Read the listing and extract each line that includes the word "chart".

========================================================================

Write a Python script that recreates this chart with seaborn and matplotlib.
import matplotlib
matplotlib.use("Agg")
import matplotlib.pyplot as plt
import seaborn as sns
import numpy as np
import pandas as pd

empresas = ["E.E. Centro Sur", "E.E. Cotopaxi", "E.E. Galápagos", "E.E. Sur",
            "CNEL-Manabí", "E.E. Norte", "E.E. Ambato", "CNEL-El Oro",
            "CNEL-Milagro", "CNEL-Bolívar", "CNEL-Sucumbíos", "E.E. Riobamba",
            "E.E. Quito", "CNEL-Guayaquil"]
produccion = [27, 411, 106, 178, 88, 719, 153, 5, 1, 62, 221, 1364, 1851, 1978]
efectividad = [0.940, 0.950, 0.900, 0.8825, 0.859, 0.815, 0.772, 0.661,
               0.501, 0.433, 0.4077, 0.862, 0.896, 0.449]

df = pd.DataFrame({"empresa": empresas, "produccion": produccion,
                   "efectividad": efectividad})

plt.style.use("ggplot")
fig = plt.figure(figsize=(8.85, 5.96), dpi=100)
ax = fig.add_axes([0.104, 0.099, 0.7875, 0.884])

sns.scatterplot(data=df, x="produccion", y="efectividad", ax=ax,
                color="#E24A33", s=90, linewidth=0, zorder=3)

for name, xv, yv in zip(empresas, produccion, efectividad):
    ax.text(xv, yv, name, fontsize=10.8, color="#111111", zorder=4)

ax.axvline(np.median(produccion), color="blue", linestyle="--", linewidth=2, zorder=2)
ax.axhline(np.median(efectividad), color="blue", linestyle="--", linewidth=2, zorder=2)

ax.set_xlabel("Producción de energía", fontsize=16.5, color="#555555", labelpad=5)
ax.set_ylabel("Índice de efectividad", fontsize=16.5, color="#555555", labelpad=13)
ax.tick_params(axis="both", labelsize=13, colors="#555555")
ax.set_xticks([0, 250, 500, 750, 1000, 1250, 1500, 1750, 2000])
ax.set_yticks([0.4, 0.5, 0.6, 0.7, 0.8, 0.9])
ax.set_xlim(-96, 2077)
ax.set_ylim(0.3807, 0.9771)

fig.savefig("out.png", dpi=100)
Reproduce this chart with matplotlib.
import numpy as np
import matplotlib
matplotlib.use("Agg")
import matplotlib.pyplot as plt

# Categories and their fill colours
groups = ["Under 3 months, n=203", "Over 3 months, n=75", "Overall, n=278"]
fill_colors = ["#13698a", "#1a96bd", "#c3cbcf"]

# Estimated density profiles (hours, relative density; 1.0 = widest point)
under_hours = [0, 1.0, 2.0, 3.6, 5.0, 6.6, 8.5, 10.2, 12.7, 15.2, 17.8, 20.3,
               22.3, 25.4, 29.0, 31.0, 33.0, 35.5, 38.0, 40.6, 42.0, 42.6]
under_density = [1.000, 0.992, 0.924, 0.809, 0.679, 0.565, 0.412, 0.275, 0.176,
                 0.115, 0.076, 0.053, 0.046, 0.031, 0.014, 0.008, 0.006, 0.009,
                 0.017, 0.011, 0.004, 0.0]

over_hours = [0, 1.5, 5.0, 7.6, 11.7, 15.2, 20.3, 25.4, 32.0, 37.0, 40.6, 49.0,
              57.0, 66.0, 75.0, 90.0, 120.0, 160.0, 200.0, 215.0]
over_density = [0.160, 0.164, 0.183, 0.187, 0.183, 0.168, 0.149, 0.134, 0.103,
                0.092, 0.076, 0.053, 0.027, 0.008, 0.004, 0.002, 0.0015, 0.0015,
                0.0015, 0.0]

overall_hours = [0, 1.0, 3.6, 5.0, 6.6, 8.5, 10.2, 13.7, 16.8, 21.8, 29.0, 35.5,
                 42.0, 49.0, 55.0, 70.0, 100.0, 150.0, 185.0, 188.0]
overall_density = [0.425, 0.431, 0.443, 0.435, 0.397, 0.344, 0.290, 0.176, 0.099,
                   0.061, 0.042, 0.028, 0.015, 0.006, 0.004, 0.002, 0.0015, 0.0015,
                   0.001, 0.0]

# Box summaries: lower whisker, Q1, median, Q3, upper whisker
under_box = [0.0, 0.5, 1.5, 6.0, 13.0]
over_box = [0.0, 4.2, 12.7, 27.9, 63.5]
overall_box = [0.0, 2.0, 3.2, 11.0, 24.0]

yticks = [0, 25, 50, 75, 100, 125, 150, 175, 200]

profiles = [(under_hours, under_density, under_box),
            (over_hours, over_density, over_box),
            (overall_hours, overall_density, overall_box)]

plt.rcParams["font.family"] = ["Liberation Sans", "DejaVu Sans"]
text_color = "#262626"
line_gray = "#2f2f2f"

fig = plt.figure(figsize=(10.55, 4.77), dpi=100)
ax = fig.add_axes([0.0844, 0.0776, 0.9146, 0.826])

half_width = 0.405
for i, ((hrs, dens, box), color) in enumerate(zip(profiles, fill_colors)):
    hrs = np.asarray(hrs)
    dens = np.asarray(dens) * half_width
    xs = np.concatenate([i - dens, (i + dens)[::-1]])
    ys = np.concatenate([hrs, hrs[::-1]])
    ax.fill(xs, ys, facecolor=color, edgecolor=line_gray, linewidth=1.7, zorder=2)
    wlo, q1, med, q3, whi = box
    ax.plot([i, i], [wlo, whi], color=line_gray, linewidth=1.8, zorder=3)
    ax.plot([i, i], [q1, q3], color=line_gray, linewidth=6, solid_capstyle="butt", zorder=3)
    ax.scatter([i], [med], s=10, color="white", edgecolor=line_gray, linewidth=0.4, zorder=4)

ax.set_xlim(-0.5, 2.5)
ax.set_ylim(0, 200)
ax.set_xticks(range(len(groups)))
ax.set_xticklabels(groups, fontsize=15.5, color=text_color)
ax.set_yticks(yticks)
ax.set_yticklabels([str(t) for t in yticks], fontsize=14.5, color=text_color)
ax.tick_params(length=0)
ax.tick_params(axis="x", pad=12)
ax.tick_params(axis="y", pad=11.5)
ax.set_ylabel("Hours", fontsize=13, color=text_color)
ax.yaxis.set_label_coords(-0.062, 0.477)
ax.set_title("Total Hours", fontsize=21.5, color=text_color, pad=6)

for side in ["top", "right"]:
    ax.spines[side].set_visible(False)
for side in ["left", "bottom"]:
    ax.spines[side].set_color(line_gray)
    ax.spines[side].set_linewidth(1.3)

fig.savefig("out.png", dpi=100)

========================================================================

- Result
Write a Python script that recreates this chart with seaborn and matplotlib.
Reproduce this chart with matplotlib.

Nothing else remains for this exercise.